Enhancing Twitter Bot Detection via Multimodal Invariant Representations
Jibing Gong, Jiquan Peng, Jin Qu, ShuYing Du, Kaiyu Wang
TL;DR
This work tackles the challenge of detecting increasingly camouflaged Twitter Bots by proposing BotSAI, a multimodal framework that learns invariant representations across metadata, text, and heterogeneous network topology. It jointly trains modality-specific and invariant subspaces, applies oversampling to balance data, and fuses information through a cross-modal, multi-head attention mechanism, guided by losses that align invariants, separate specifics, and preserve modality details.

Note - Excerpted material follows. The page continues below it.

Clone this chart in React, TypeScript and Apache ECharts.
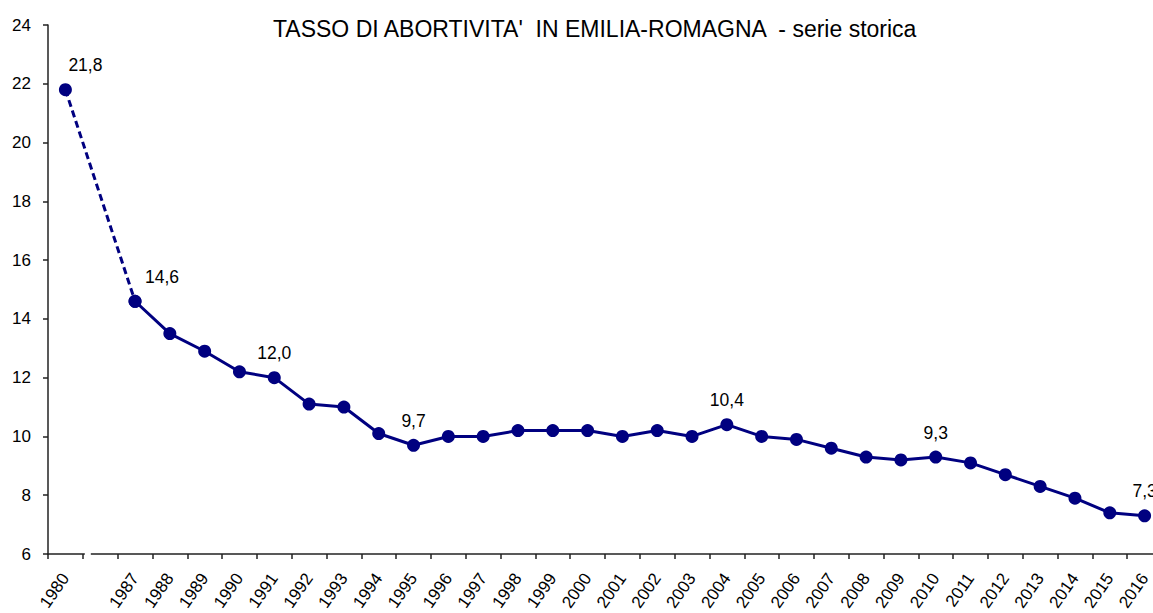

Key contributions include a graph-augmented, transformer-based encoder with Local Relational Transformers, a multichannel representation strategy, and a composite loss incorporating CMD-based similarity, orthogonality constraints, and reconstruction. Empirical results on TwiBot-20 and MGTAB show BotSAI achieving state-of-the-art accuracy and F1-scores, with ablations revealing the importance of diverse social relationships and the combination of invariant and specific subspaces for robust detection.
Abstract
Detecting Twitter Bots is crucial for maintaining the integrity of online discourse, safeguarding democratic processes, and preventing the spread of malicious propaganda. However, advanced Twitter Bots today often employ sophisticated feature manipulation and account farming techniques to blend seamlessly with genuine user interactions, posing significant challenges to existing detection models. In response to these challenges, this paper proposes a novel Twitter Bot Detection framework called BotSAI. This framework enhances the consistency of multimodal user features, accurately characterizing various modalities to distinguish between real users and bots. Specifically, the architecture integrates information from users, textual content, and heterogeneous network topologies, leveraging customized encoders to obtain comprehensive user feature representations. The heterogeneous network encoder efficiently aggregates information from neighboring nodes through oversampling techniques and local relationship transformers. Subsequently, a multi-channel representation mechanism maps user representations into invariant and specific subspaces, enhancing the feature vectors. Finally, a self-attention mechanism is introduced to integrate and refine the enhanced user representations, enabling efficient information interaction. Extensive experiments demonstrate that BotSAI outperforms existing state-of-the-art methods on two major Twitter Bot Detection benchmarks, exhibiting superior performance. Additionally, systematic experiments reveal the impact of different social relationships on detection accuracy, providing novel insights for the identification of social bots.